The listing below holds pictures; exclude them. Return exactly the lines from the one with "Output the Python" through the one with "plt.rcParams['font.weight'] = 'bold'".

^^^^^^^^

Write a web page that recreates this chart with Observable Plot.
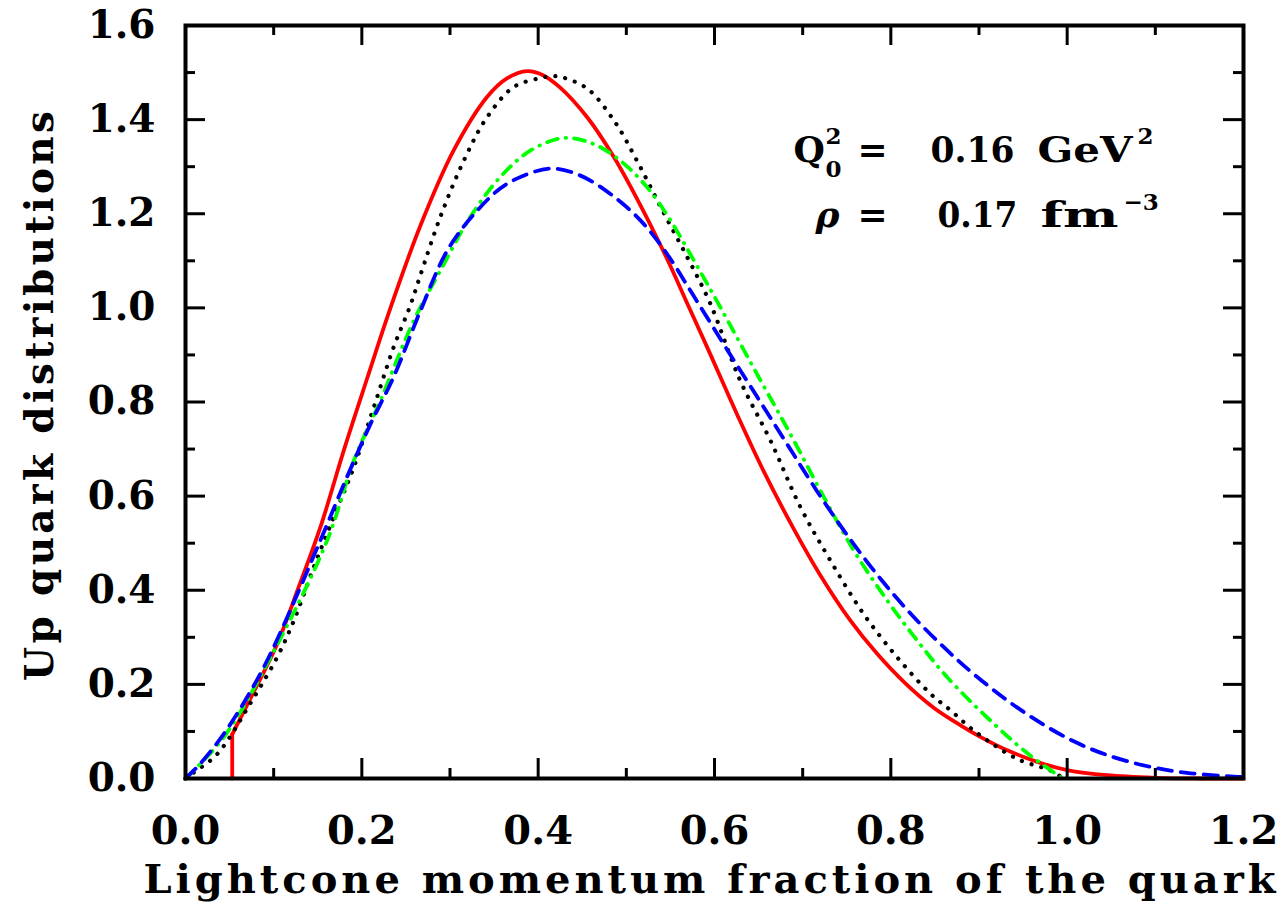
<!DOCTYPE html>
<html>
<head>
<meta charset="utf-8">
<script src="https://cdn.jsdelivr.net/npm/d3@7"></script>
<script src="https://cdn.jsdelivr.net/npm/@observablehq/plot@0.6"></script>
<style>
  html, body { margin: 0; padding: 0; background: #fff; }
  #chart { width: 1286px; height: 905px; }
</style>
</head>
<body>
<div id="chart"></div>
<script>
// ---- data ----
const redX = [0.053, 0.053, 0.075, 0.104, 0.128, 0.153, 0.180, 0.206, 0.2325, 0.2665, 0.304, 0.342, 0.365, 0.3875, 0.405, 0.425, 0.4556, 0.486, 0.516, 0.546, 0.569, 0.592, 0.626, 0.656, 0.690, 0.720, 0.754, 0.7845, 0.815, 0.849, 0.880, 0.902, 0.932, 0.970, 1.0, 1.045, 1.10, 1.15, 1.2];
const redY = [0, 0.094, 0.175, 0.286, 0.405, 0.534, 0.700, 0.850, 1.000, 1.175, 1.334, 1.448, 1.488, 1.503, 1.495, 1.468, 1.405, 1.320, 1.218, 1.105, 1.010, 0.915, 0.772, 0.652, 0.530, 0.432, 0.336, 0.265, 0.205, 0.150, 0.112, 0.088, 0.060, 0.033, 0.018, 0.007, 0.0015, 0, 0];

const blackX = [0, 0.0095, 0.036, 0.0756, 0.104, 0.123, 0.1455, 0.168, 0.191, 0.2136, 0.236, 0.255, 0.2665, 0.289, 0.3157, 0.342, 0.372, 0.399, 0.415, 0.425, 0.4556, 0.486, 0.512, 0.539, 0.569, 0.595, 0.629, 0.6635, 0.6975, 0.7315, 0.769, 0.807, 0.845, 0.868, 0.894, 0.943, 0.981, 0.996];
const blackY = [0, 0.013, 0.052, 0.166, 0.258, 0.336, 0.449, 0.555, 0.662, 0.789, 0.916, 1.005, 1.07, 1.193, 1.313, 1.405, 1.469, 1.487, 1.492, 1.491, 1.466, 1.398, 1.313, 1.214, 1.108, 1.010, 0.846, 0.718, 0.5765, 0.463, 0.350, 0.258, 0.180, 0.1445, 0.102, 0.042, 0.017, 0];

const greenX = [0, 0.0435, 0.1, 0.1607, 0.191, 0.221, 0.259, 0.289, 0.323, 0.357, 0.391, 0.429, 0.463, 0.493, 0.5237, 0.550, 0.5765, 0.607, 0.648, 0.686, 0.720, 0.758, 0.796, 0.830, 0.864, 0.917, 0.958, 0.995];
const greenY = [0, 0.088, 0.27, 0.506, 0.676, 0.803, 0.973, 1.079, 1.193, 1.278, 1.334, 1.361, 1.348, 1.313, 1.256, 1.186, 1.101, 1.000, 0.860, 0.732, 0.612, 0.4845, 0.378, 0.293, 0.215, 0.116, 0.049, 0];

const blueX = [0, 0.017, 0.0435, 0.07, 0.0964, 0.153, 0.183, 0.210, 0.236, 0.2665, 0.297, 0.331, 0.365, 0.414, 0.448, 0.482, 0.516, 0.546, 0.5765, 0.614, 0.648, 0.6825, 0.7165, 0.7505, 0.788, 0.826, 0.864, 0.894, 0.932, 0.970, 1.0075, 1.045, 1.091, 1.136, 1.189, 1.2];
const blueY = [0, 0.032, 0.095, 0.173, 0.265, 0.506, 0.640, 0.754, 0.853, 0.994, 1.122, 1.207, 1.264, 1.296, 1.281, 1.242, 1.186, 1.115, 1.025, 0.912, 0.812, 0.710, 0.610, 0.517, 0.425, 0.343, 0.272, 0.222, 0.166, 0.118, 0.079, 0.050, 0.026, 0.012, 0.004, 0.003];

const xMajor = [0, 0.2, 0.4, 0.6, 0.8, 1.0, 1.2];
const xMinor = [0.1, 0.3, 0.5, 0.7, 0.9, 1.1];
const yMajor = [0, 0.2, 0.4, 0.6, 0.8, 1.0, 1.2, 1.4, 1.6];
const yMinor = [0.1, 0.3, 0.5, 0.7, 0.9, 1.1, 1.3, 1.5];

const xLabel = "Lightcone momentum fraction of the quark";
const yLabel = "Up quark distributions";

// ---- build tables ----
const toRows = (xs, ys) => xs.map((x, i) => ({x, y: ys[i]}));
const red = toRows(redX, redY);
const black = toRows(blackX, blackY);
const green = toRows(greenX, greenY);
const blue = toRows(blueX, blueY);

const W = 1286, H = 905;
const mL = 185, mR = 43, mT = 25, mB = 127;
const innerH = H - mT - mB, innerW = W - mL - mR;
const FONT = "'DejaVu Serif', 'Liberation Serif', serif";
const majorLen = 20, minorLen = 10;
const fmt = d3.format(".1f");

const ann = (t, x, y, fs, extra = {}) =>
  Plot.text([t], {x: () => x, y: () => y, text: d => d, textAnchor: "start", lineAnchor: "bottom", fontSize: fs, fontWeight: "bold", ...extra});

const plot = Plot.plot({
  width: W, height: H,
  marginLeft: mL, marginRight: mR, marginTop: mT, marginBottom: mB,
  style: {fontFamily: FONT, fontWeight: "bold", background: "#fff", color: "#000"},
  x: {domain: [0, 1.2]},
  y: {domain: [0, 1.6]},
  marks: [
    // curves
    Plot.line(red.slice(0, 2), {x: "x", y: "y", stroke: "#ff0000", strokeWidth: 3.8}),
    Plot.line(red.slice(1), {x: "x", y: "y", stroke: "#ff0000", strokeWidth: 3.8, curve: "catmull-rom"}),
    Plot.line(black, {x: "x", y: "y", stroke: "#000", strokeWidth: 4.2, curve: "catmull-rom", strokeDasharray: "0.1,10", strokeLinecap: "round"}),
    Plot.line(green, {x: "x", y: "y", stroke: "#00ff00", strokeWidth: 3.8, curve: "catmull-rom", strokeDasharray: "11,8,0.5,8", strokeLinecap: "round"}),
    Plot.line(blue, {x: "x", y: "y", stroke: "#0000ff", strokeWidth: 3.8, curve: "catmull-rom", strokeDasharray: "14,9"}),
    // inward ticks: bottom and top
    Plot.tickX(xMajor, {x: d => d, stroke: "#000", strokeWidth: 3, insetTop: innerH - majorLen}),
    Plot.tickX(xMinor, {x: d => d, stroke: "#000", strokeWidth: 3, insetTop: innerH - minorLen}),
    Plot.tickX(xMajor, {x: d => d, stroke: "#000", strokeWidth: 3, insetBottom: innerH - majorLen}),
    Plot.tickX(xMinor, {x: d => d, stroke: "#000", strokeWidth: 3, insetBottom: innerH - minorLen}),
    // inward ticks: left and right
    Plot.tickY(yMajor, {y: d => d, stroke: "#000", strokeWidth: 3, insetRight: innerW - majorLen}),
    Plot.tickY(yMinor, {y: d => d, stroke: "#000", strokeWidth: 3, insetRight: innerW - minorLen}),
    Plot.tickY(yMajor, {y: d => d, stroke: "#000", strokeWidth: 3, insetLeft: innerW - majorLen}),
    Plot.tickY(yMinor, {y: d => d, stroke: "#000", strokeWidth: 3, insetLeft: innerW - minorLen}),
    Plot.frame({stroke: "#000", strokeWidth: 4}),
    // tick labels
    Plot.axisX({ticks: xMajor, tickSize: 0, tickPadding: 37, tickFormat: fmt, fontSize: 40, fontWeight: "bold", label: null}),
    Plot.axisY({ticks: yMajor, tickSize: 0, tickPadding: 30, tickFormat: fmt, fontSize: 39, fontWeight: "bold", label: null}),
    // axis titles
    Plot.text([xLabel], {text: d => d, frameAnchor: "bottom", textAnchor: "middle", lineAnchor: "bottom", dy: 114, dx: -5, fontSize: 40, fontWeight: "bold"}),
    Plot.text([yLabel], {text: d => d, frameAnchor: "left", textAnchor: "middle", lineAnchor: "middle", dx: -145, dy: -6, rotate: -90, fontSize: 39, fontWeight: "bold"}),
    // annotation
    ann("Q", 0.6896, 1.311, 36),
    ann("2", 0.7259, 1.349, 23),
    ann("0", 0.7259, 1.279, 23),
    ann("=", 0.7622, 1.311, 36),
    ann("0.16", 0.8450, 1.311, 36),
    ann("GeV", 0.9664, 1.311, 36),
    ann("2", 1.0798, 1.349, 23),
    ann("ρ", 0.7146, 1.171, 36, {fontStyle: "italic"}),
    ann("=", 0.7622, 1.171, 36),
    ann("0.17", 0.8529, 1.171, 36),
    ann("fm", 0.9698, 1.171, 36),
    ann("−3", 1.0639, 1.209, 23)
  ]
});

// stretch texts to the reference's widths (keeps real text)
const fit = (str, len, adjust) => d3.select(plot).selectAll("text")
  .filter(function() { return this.textContent === str; })
  .attr("textLength", len).attr("lengthAdjust", adjust);
fit(xLabel, 1132, "spacing");
fit(yLabel, 570, "spacing");
fit("GeV", 95, "spacingAndGlyphs");
fit("fm", 78, "spacingAndGlyphs");
fit("0.16", 84, "spacingAndGlyphs");
fit("0.17", 80, "spacingAndGlyphs");

document.getElementById("chart").appendChild(plot);
</script>
</body>
</html>
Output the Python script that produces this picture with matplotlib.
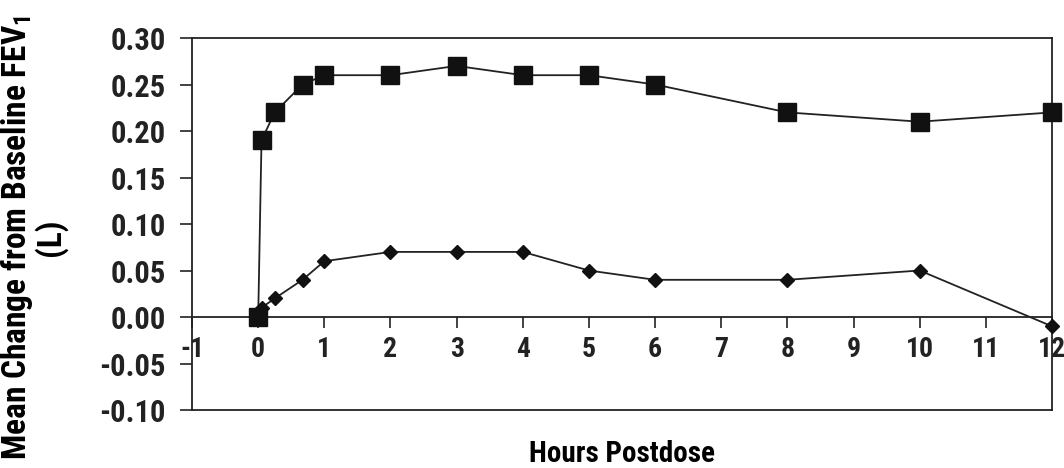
import matplotlib
matplotlib.use("Agg")
import matplotlib.pyplot as plt

hours = [0, 0.05, 0.25, 0.67, 1, 2, 3, 4, 5, 6, 8, 10, 12]
upper = [0.00, 0.19, 0.22, 0.25, 0.26, 0.26, 0.27, 0.26, 0.26, 0.25, 0.22, 0.21, 0.22]
lower = [0.00, 0.01, 0.02, 0.04, 0.06, 0.07, 0.07, 0.07, 0.05, 0.04, 0.04, 0.05, -0.01]

yticks = [-0.10, -0.05, 0.00, 0.05, 0.10, 0.15, 0.20, 0.25, 0.30]
xticks = list(range(-1, 13))

plt.rcParams['font.family'] = ['Roboto Condensed', 'IBM Plex Sans Condensed', 'DejaVu Sans']
plt.rcParams['font.weight'] = 'bold'

fig = plt.figure(figsize=(10.64, 4.68), dpi=100)
ax = fig.add_axes([0.1805, 0.1239, 0.8082, 0.7949])

ax.plot(hours, upper, color='#222222', lw=1.3, marker='s', ms=13, mfc='#111111', mec='#111111', zorder=3, clip_on=False)
ax.plot(hours, lower, color='#222222', lw=1.3, marker='D', ms=7, mfc='#111111', mec='#111111', zorder=3, clip_on=False)

ax.set_xlim(-1, 12)
ax.set_ylim(-0.10, 0.30)

# x axis crosses at y=0, box still drawn around the plot
ax.spines['bottom'].set_position(('data', 0))
ax.plot([0, 1], [0, 0], transform=ax.transAxes, color='#222222', lw=1.3, clip_on=False)
for s in ax.spines.values():
    s.set_color('#222222')
    s.set_linewidth(1.3)

ax.set_yticks(yticks)
ax.set_yticklabels(['%.2f' % v for v in yticks])
ax.set_xticks(xticks)
ax.set_xticklabels([str(v) for v in xticks])
ax.tick_params(axis='y', direction='out', length=9, width=1.2, pad=10, colors='#222222', labelsize=22)
ax.tick_params(axis='x', direction='out', length=8, width=1.2, pad=6, colors='#222222', labelsize=20)
for t in ax.get_xticklabels() + ax.get_yticklabels():
    t.set_fontweight('bold')

ax.set_ylabel('Mean Change from Baseline FEV$_\\mathregular{1}$\n(L)', fontsize=24, fontweight='bold', linespacing=0.95)
ax.yaxis.set_label_coords(-0.145, 0.465)
ax.set_xlabel('Hours Postdose', fontsize=21, fontweight='bold')
ax.xaxis.set_label_coords(0.5, -0.08)

fig.savefig('out.png', dpi=100)
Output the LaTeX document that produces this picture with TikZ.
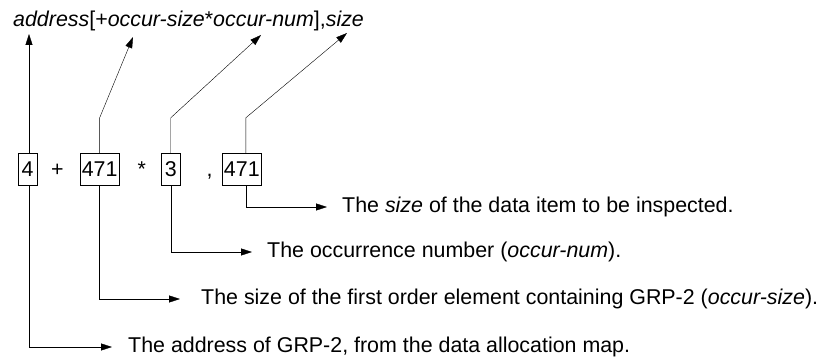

^^^^^^^^

TASK RESULT:
Output the Python script that produces this picture with matplotlib.
import matplotlib
matplotlib.use("Agg")
import matplotlib.pyplot as plt

hours = [0, 0.05, 0.25, 0.67, 1, 2, 3, 4, 5, 6, 8, 10, 12]
upper = [0.00, 0.19, 0.22, 0.25, 0.26, 0.26, 0.27, 0.26, 0.26, 0.25, 0.22, 0.21, 0.22]
lower = [0.00, 0.01, 0.02, 0.04, 0.06, 0.07, 0.07, 0.07, 0.05, 0.04, 0.04, 0.05, -0.01]

yticks = [-0.10, -0.05, 0.00, 0.05, 0.10, 0.15, 0.20, 0.25, 0.30]
xticks = list(range(-1, 13))

plt.rcParams['font.family'] = ['Roboto Condensed', 'IBM Plex Sans Condensed', 'DejaVu Sans']
plt.rcParams['font.weight'] = 'bold'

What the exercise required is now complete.